Section 13 · What are the common fail-cases?

Foot-guns

The road to eval hell is paved with good intentions

Silently failing eval suites

There are dangers lurking even when your evals are all showing green. Below is a non-exhaustive list of common threats to your eval suite, bucketed by the type of impact they will have on your evals. Each of these threats could wreak havoc if they go undetected for too long.

Instead of explaining each of these in depth, I recommend copy and pasting this section directly into your agent and pointing it at your judge and eval set as you build it. Most models can quickly identify when these threats are at play when prompted.
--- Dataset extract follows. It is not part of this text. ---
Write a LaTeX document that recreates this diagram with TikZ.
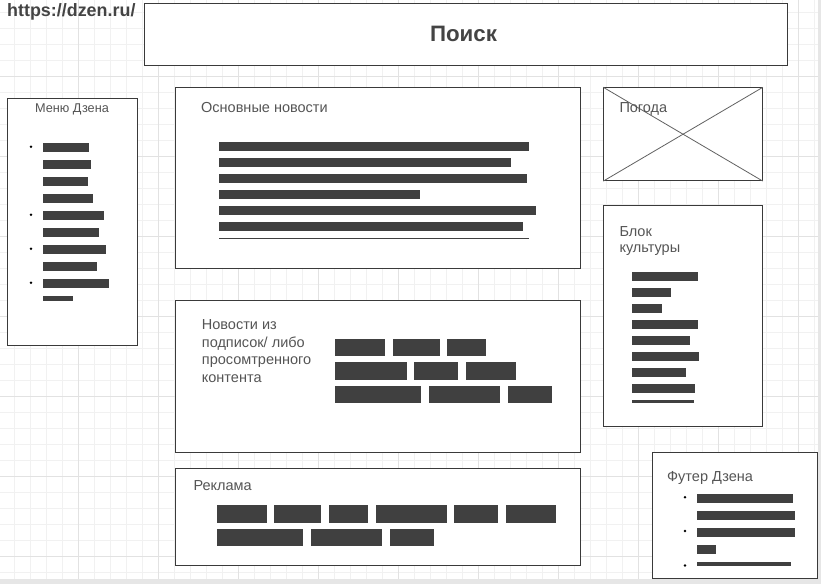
\documentclass[tikz,border=0pt]{standalone}
\usepackage{fontspec}
\setmainfont{Liberation Sans}
\definecolor{gridminor}{HTML}{F1F1F1}
\definecolor{gridmajor}{HTML}{E2E2E2}
\definecolor{edgeband}{HTML}{E6E6E6}
\definecolor{boxline}{HTML}{3A3A3A}
\definecolor{barc}{HTML}{404040}
\definecolor{labelc}{HTML}{555555}
\definecolor{titlec}{HTML}{444444}
\newcommand\blk[4]{\fill[barc] (#1,#2) rectangle (#3,#4);}
\tikzset{
  box/.style={draw=boxline, line width=1.1pt, fill=white, inner sep=0pt, anchor=north west},
  lbl/.style={text=labelc, font=\fontsize{14.5}{16}\selectfont, inner sep=0pt, anchor=west, align=left},
}
\begin{document}
\begin{tikzpicture}[x=1pt,y=-1pt]
\useasboundingbox (0,0) rectangle (821,584);
\fill[white] (0,0) rectangle (821,584);
% grid
\begin{scope}
\clip (0,0) rectangle (821,584);
\foreach \k in {0,...,50} {\draw[gridminor, line width=0.8pt] ({14.3+16*\k},0) -- ({14.3+16*\k},584);}
\foreach \k in {0,...,35} {\draw[gridminor, line width=0.8pt] (0,{12.3+16*\k}) -- (821,{12.3+16*\k});}
\foreach \k in {0,...,9} {\draw[gridmajor, line width=0.8pt] ({78.3+80*\k},0) -- ({78.3+80*\k},584);}
\foreach \k in {0,...,6} {\draw[gridmajor, line width=0.8pt] (0,{76.3+80*\k}) -- (821,{76.3+80*\k});}
\end{scope}
\fill[edgeband] (0,579.3) rectangle (821,584);
\fill[edgeband] (818.3,0) rectangle (821,584);

% url
\node[text=titlec, font=\bfseries\fontsize{17.9}{20}\selectfont, inner sep=0pt, anchor=west] (url) at (7,11.5) {https://dzen.ru/};

% search
\node[box, minimum width=643pt, minimum height=62.5pt] (search) at (144,2.5) {};
\node[text=titlec, font=\bfseries\fontsize{22.3}{24}\selectfont, inner sep=0pt] (searchlbl) at (463.5,33.5) {Поиск};

% menu
\node[box, minimum width=129.4pt, minimum height=247pt] (menu) at (7.3,98.3) {};
\node[text=labelc, font=\fontsize{12.7}{15}\selectfont, inner sep=0pt] (menulbl) at (72,109.8) {Меню Дзена};
\foreach \y in {146.7,214.7,248.7,282.7} {\fill[black] (31,\y) circle (1.4pt);}
\blk{43}{143}{89}{151.7}
\blk{43}{160}{91}{168.7}
\blk{43}{177}{88}{185.7}
\blk{43}{194}{93}{202.7}
\blk{43}{211}{104}{219.7}
\blk{43}{228}{99}{236.7}
\blk{43}{245}{106}{253.7}
\blk{43}{262}{97}{270.7}
\blk{43}{279}{109}{287.7}
\blk{43}{296}{73}{300.7}

% main news
\node[box, minimum width=404.7pt, minimum height=180.7pt] (mainnews) at (175.3,87.3) {};
\node[lbl] (mainlbl) at (201,107.3) {Основные новости};
\blk{219}{141.7}{529}{150.7}
\blk{219}{157.7}{511}{166.7}
\blk{219}{173.7}{527}{182.7}
\blk{219}{189.7}{420}{198.7}
\blk{219}{205.7}{536}{214.7}
\blk{219}{221.7}{523}{230.7}
\blk{219}{237.8}{529}{238.9}

% weather
\node[box, minimum width=158.4pt, minimum height=92.7pt] (weather) at (603.3,87.3) {};
\draw[boxline!80, line width=0.8pt] (weather.north west) -- (weather.south east);
\draw[boxline!80, line width=0.8pt] (weather.south west) -- (weather.north east);
\node[lbl] (weatherlbl) at (619.3,109) {Погода};

% culture
\node[box, minimum width=159pt, minimum height=220.4pt] (culture) at (603.3,205.3) {};
\node[lbl, anchor=north west] (culturelbl) at (619.3,226.6) {Блок\\культуры};
\blk{631.7}{272.3}{698}{281}
\blk{631.7}{288.3}{671}{297}
\blk{631.7}{304.3}{662}{313}
\blk{631.7}{320.3}{698}{329}
\blk{631.7}{336.3}{690}{345}
\blk{631.7}{352.3}{699}{361}
\blk{631.7}{368.3}{686}{377}
\blk{631.7}{384.3}{695}{393}
\blk{631.7}{400.3}{694}{403}

% subscriptions
\node[box, minimum width=405pt, minimum height=151.7pt] (subs) at (175.3,300.3) {};
\node[lbl, anchor=north west, font=\fontsize{14.5}{17.5}\selectfont] (subslbl) at (201.7,319.4) {Новости из\\подписок/ либо\\просомтренного\\контента};
\blk{335}{339}{385}{355.7}
\blk{393}{339}{440}{355.7}
\blk{447}{339}{486}{355.7}
\blk{335}{362}{407}{379.7}
\blk{414}{362}{458}{379.7}
\blk{466}{362}{516}{379.7}
\blk{335}{386}{421}{402.7}
\blk{429}{386}{500}{402.7}
\blk{508}{386}{552}{402.7}

% ads
\node[box, minimum width=405pt, minimum height=97pt] (ads) at (175.3,468.3) {};
\node[lbl] (adslbl) at (193.3,485.5) {Реклама};
\blk{217}{505}{267}{522.7}
\blk{274}{505}{321}{522.7}
\blk{329}{505}{368}{522.7}
\blk{376}{505}{447}{522.7}
\blk{454}{505}{498}{522.7}
\blk{506}{505}{556}{522.7}
\blk{217}{529}{303}{546}
\blk{311}{529}{382}{546}
\blk{390}{529}{434}{546}

% footer
\node[box, minimum width=165.3pt, minimum height=126pt] (footer) at (651.7,452.3) {};
\node[lbl] (footerlbl) at (667,478.2) {Футер Дзена};
\foreach \y in {497.3,531,565.5} {\fill[black] (685,\y) circle (1.4pt);}
\blk{697}{494}{792.7}{502.7}
\blk{697}{511}{794.7}{519.7}
\blk{697}{528}{794.7}{536.7}
\blk{697}{545}{715.7}{553.7}
\blk{697}{562}{790.7}{565.7}
\end{tikzpicture}
\end{document}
UNO 'Draw 25' meme: the choice is 'look at the data' or draw 25.

Validity Threats

Reward-hacking ≈ Goodhart’s Law ≈ Judge Hacking ≈ Objective Mismatch
Eval⇔Agent Harness Drift
Overfitting
Distributional Shifts / Data Drift / Covariate Shift
Sampling Bias → Train-Serving Skew / Train-Test Mismatches
Model Drift
Selection Bias → Collider Bias → Berkson’s Paradox

Eval Quality Threats

Hallucinations (Judge)
Treating everything as a regression judge
Edge-Case Myopia, Sensitivity, and False Positives
Position bias
Verbosity bias
Self-preference bias
Context Poisoning / Instruction Adherence

Operational Threats

Parkinson’s Law & Token budgets
Synthetic Datasets (Over-reliance on AI)
Latency
Scaling Bottlenecks
Cache contamination

A common pattern

The surface level failures vary widely from area to area, but there is a common throughline amongst all of these footguns. Each failure is simply a case of our proxy not lining up with reality. When reviewing your evals a great question to ask yourself is “Are we as close as we can get to measuring what is really happening?” You will be surprised at how often the answer is “No.”